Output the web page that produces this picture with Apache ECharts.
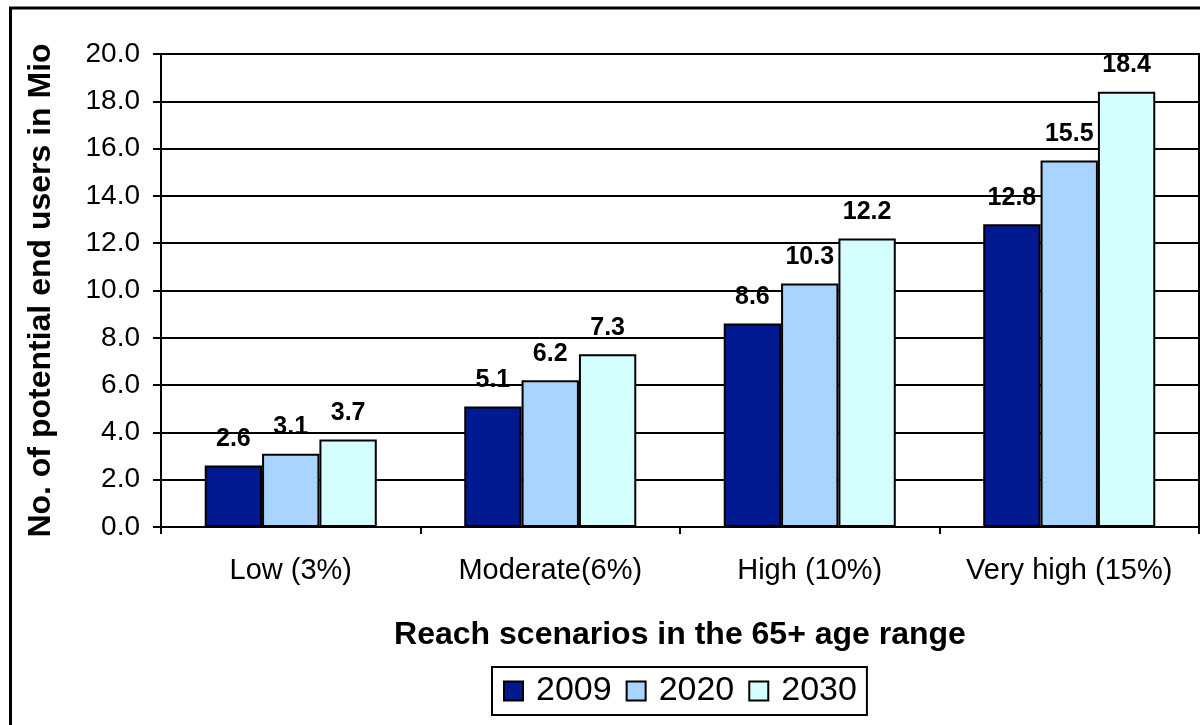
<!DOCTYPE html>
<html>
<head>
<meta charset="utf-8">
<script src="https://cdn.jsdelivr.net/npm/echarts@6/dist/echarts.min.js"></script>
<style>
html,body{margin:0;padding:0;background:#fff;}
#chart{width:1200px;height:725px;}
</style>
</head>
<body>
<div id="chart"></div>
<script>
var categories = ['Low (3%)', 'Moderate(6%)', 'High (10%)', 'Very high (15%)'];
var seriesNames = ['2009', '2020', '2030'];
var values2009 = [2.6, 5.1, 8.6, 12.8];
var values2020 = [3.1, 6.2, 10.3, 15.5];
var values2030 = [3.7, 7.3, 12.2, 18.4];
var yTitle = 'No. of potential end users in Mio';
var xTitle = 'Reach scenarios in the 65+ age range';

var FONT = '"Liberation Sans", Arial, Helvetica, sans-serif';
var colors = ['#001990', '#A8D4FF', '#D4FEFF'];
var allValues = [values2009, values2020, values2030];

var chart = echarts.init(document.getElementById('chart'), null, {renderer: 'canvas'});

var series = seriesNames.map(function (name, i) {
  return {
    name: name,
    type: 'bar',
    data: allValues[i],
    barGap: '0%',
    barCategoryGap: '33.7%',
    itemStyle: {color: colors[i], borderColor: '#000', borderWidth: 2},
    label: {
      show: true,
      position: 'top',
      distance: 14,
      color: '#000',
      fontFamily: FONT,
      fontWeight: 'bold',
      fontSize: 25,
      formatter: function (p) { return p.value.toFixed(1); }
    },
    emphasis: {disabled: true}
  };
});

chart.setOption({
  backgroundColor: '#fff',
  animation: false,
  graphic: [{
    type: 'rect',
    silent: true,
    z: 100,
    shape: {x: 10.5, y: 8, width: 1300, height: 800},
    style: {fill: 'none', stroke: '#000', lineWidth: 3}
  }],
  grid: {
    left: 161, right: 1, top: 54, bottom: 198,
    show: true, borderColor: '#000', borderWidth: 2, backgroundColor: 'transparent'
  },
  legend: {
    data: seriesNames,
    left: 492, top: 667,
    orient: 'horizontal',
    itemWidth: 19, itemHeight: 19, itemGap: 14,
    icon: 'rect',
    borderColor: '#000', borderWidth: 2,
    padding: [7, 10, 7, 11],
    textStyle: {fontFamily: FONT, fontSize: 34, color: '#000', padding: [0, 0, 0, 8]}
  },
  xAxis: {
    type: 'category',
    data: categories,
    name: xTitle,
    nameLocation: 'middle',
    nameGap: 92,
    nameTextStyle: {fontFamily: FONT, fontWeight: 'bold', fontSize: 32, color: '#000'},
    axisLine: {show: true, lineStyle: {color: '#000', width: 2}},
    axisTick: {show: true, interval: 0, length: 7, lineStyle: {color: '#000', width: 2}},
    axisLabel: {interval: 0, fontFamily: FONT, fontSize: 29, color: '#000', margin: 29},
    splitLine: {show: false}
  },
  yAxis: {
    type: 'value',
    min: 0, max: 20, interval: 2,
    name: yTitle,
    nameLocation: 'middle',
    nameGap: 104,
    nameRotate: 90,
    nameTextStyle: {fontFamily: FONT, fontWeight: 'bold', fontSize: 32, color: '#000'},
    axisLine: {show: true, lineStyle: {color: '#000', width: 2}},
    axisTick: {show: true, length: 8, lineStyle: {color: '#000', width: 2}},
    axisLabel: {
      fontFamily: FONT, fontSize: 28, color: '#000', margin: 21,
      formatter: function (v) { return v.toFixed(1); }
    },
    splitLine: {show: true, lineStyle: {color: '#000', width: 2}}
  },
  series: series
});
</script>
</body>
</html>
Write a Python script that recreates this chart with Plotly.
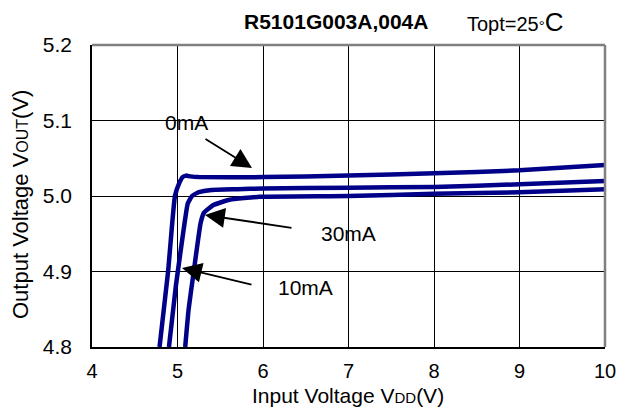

---+---

Which lines of the data above contain "that"? Copy each one.

* _Reply to the task_
Output the web page that produces this picture with Apache ECharts.
Write a Python script that recreates this chart with Plotly.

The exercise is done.